* [Exercise directions] Transcribe the material exactly. Images do not belong in the copy.

-- -- --

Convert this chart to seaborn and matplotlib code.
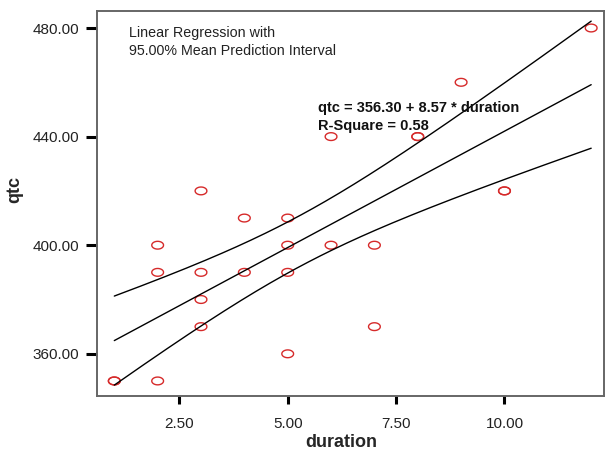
import numpy as np
import pandas as pd
import seaborn as sns
import matplotlib
matplotlib.use("Agg")
import matplotlib.pyplot as plt
from matplotlib.path import Path

duration = [1, 1, 2, 2, 2, 3, 3, 3, 3, 4, 4, 5, 5, 5, 5, 6, 6, 7, 7, 8, 8, 9, 10, 10, 12]
qtc = [350, 350, 350, 390, 400, 420, 390, 380, 370, 410, 390, 410, 400, 390, 360,
       440, 400, 400, 370, 440, 440, 460, 420, 420, 480]
x_ticks = [2.5, 5.0, 7.5, 10.0]
y_ticks = [360, 400, 440, 480]
title_text = "Linear Regression with\n95.00% Mean Prediction Interval"
eq_text = "qtc = 356.30 + 8.57 * duration\nR-Square = 0.58"

df = pd.DataFrame({"duration": duration, "qtc": qtc})

# least-squares fit and 95% interval for the mean
x = np.asarray(duration, float)
y = np.asarray(qtc, float)
n = len(x)
b1, b0 = np.polyfit(x, y, 1)
resid = y - (b0 + b1 * x)
s = np.sqrt(np.sum(resid ** 2) / (n - 2))
sxx = np.sum((x - x.mean()) ** 2)
tval = 2.069  # t(0.975, 23)
xg = np.linspace(x.min(), x.max(), 200)
fit = b0 + b1 * xg
half = tval * s * np.sqrt(1 / n + (xg - x.mean()) ** 2 / sxx)
band = pd.DataFrame({"x": np.concatenate([xg, xg, xg]),
                     "y": np.concatenate([fit, fit - half, fit + half]),
                     "k": ["fit"] * len(xg) + ["lo"] * len(xg) + ["hi"] * len(xg)})

sns.set_theme(style="white")
plt.rcParams["font.family"] = ["Liberation Sans", "DejaVu Sans"]

fig = plt.figure(figsize=(6.06, 4.54), dpi=100)
ax = fig.add_axes([0.160, 0.128, 0.837, 0.848])

theta = np.linspace(0, 2 * np.pi, 40)
ell = Path(np.column_stack([np.cos(theta), 0.66 * np.sin(theta)]))

sns.lineplot(data=band, x="x", y="y", units="k", estimator=None,
             color="black", linewidth=1.0, ax=ax, legend=False)
sns.scatterplot(data=df, x="duration", y="qtc", marker=ell, s=72,
                facecolor="none", edgecolor="#d62a2a", linewidth=1.0, ax=ax)

ax.set_xlim(0.6, 12.3)
ax.set_ylim(344.5, 486.3)
ax.set_xticks(x_ticks)
ax.set_yticks(y_ticks)
ax.set_xticklabels([f"{v:.2f}" for v in x_ticks])
ax.set_yticklabels([f"{v:.2f}" for v in y_ticks])
ax.tick_params(axis="x", which="major", direction="out", length=6, width=2.2,
               color="black", labelsize=11, labelcolor="#222222", pad=9,
               bottom=True)
ax.tick_params(axis="y", which="major", direction="out", length=8, width=2.2,
               color="black", labelsize=11, labelcolor="#222222", pad=5,
               left=True)
for sp in ax.spines.values():
    sp.set_color("#666666")
    sp.set_linewidth(1.4)

ax.set_xlabel("duration", fontsize=13, fontweight="bold")
ax.set_ylabel("qtc", fontsize=13, fontweight="bold")
ax.xaxis.set_label_coords((341 - 97) / (0.837 * 606), -0.098)
ax.yaxis.set_label_coords(-0.145, (396 - 190) / (0.848 * 454))

ax.text(0.064, 0.96, title_text,
        transform=ax.transAxes, ha="left", va="top", fontsize=10.3,
        color="#222222", linespacing=1.3)
ax.text(0.435, 0.765, eq_text,
        transform=ax.transAxes, ha="left", va="top", fontsize=10.5,
        fontweight="bold", color="#111111", linespacing=1.35)

fig.savefig("out.png", dpi=100)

-- -- --

* [Answer below]
Convert this chart to seaborn and matplotlib code.
import numpy as np
import pandas as pd
import seaborn as sns
import matplotlib
matplotlib.use("Agg")
import matplotlib.pyplot as plt
from matplotlib.path import Path

duration = [1, 1, 2, 2, 2, 3, 3, 3, 3, 4, 4, 5, 5, 5, 5, 6, 6, 7, 7, 8, 8, 9, 10, 10, 12]
qtc = [350, 350, 350, 390, 400, 420, 390, 380, 370, 410, 390, 410, 400, 390, 360,
       440, 400, 400, 370, 440, 440, 460, 420, 420, 480]
x_ticks = [2.5, 5.0, 7.5, 10.0]
y_ticks = [360, 400, 440, 480]
title_text = "Linear Regression with\n95.00% Mean Prediction Interval"
eq_text = "qtc = 356.30 + 8.57 * duration\nR-Square = 0.58"

df = pd.DataFrame({"duration": duration, "qtc": qtc})

# least-squares fit and 95% interval for the mean
x = np.asarray(duration, float)
y = np.asarray(qtc, float)
n = len(x)
b1, b0 = np.polyfit(x, y, 1)
resid = y - (b0 + b1 * x)
s = np.sqrt(np.sum(resid ** 2) / (n - 2))
sxx = np.sum((x - x.mean()) ** 2)
tval = 2.069  # t(0.975, 23)
xg = np.linspace(x.min(), x.max(), 200)
fit = b0 + b1 * xg
half = tval * s * np.sqrt(1 / n + (xg - x.mean()) ** 2 / sxx)
band = pd.DataFrame({"x": np.concatenate([xg, xg, xg]),
                     "y": np.concatenate([fit, fit - half, fit + half]),
                     "k": ["fit"] * len(xg) + ["lo"] * len(xg) + ["hi"] * len(xg)})

sns.set_theme(style="white")
plt.rcParams["font.family"] = ["Liberation Sans", "DejaVu Sans"]

fig = plt.figure(figsize=(6.06, 4.54), dpi=100)
ax = fig.add_axes([0.160, 0.128, 0.837, 0.848])

theta = np.linspace(0, 2 * np.pi, 40)
ell = Path(np.column_stack([np.cos(theta), 0.66 * np.sin(theta)]))

sns.lineplot(data=band, x="x", y="y", units="k", estimator=None,
             color="black", linewidth=1.0, ax=ax, legend=False)
sns.scatterplot(data=df, x="duration", y="qtc", marker=ell, s=72,
                facecolor="none", edgecolor="#d62a2a", linewidth=1.0, ax=ax)

ax.set_xlim(0.6, 12.3)
ax.set_ylim(344.5, 486.3)
ax.set_xticks(x_ticks)
ax.set_yticks(y_ticks)
ax.set_xticklabels([f"{v:.2f}" for v in x_ticks])
ax.set_yticklabels([f"{v:.2f}" for v in y_ticks])
ax.tick_params(axis="x", which="major", direction="out", length=6, width=2.2,
               color="black", labelsize=11, labelcolor="#222222", pad=9,
               bottom=True)
ax.tick_params(axis="y", which="major", direction="out", length=8, width=2.2,
               color="black", labelsize=11, labelcolor="#222222", pad=5,
               left=True)
for sp in ax.spines.values():
    sp.set_color("#666666")
    sp.set_linewidth(1.4)

ax.set_xlabel("duration", fontsize=13, fontweight="bold")
ax.set_ylabel("qtc", fontsize=13, fontweight="bold")
ax.xaxis.set_label_coords((341 - 97) / (0.837 * 606), -0.098)
ax.yaxis.set_label_coords(-0.145, (396 - 190) / (0.848 * 454))

ax.text(0.064, 0.96, title_text,
        transform=ax.transAxes, ha="left", va="top", fontsize=10.3,
        color="#222222", linespacing=1.3)
ax.text(0.435, 0.765, eq_text,
        transform=ax.transAxes, ha="left", va="top", fontsize=10.5,
        fontweight="bold", color="#111111", linespacing=1.35)

fig.savefig("out.png", dpi=100)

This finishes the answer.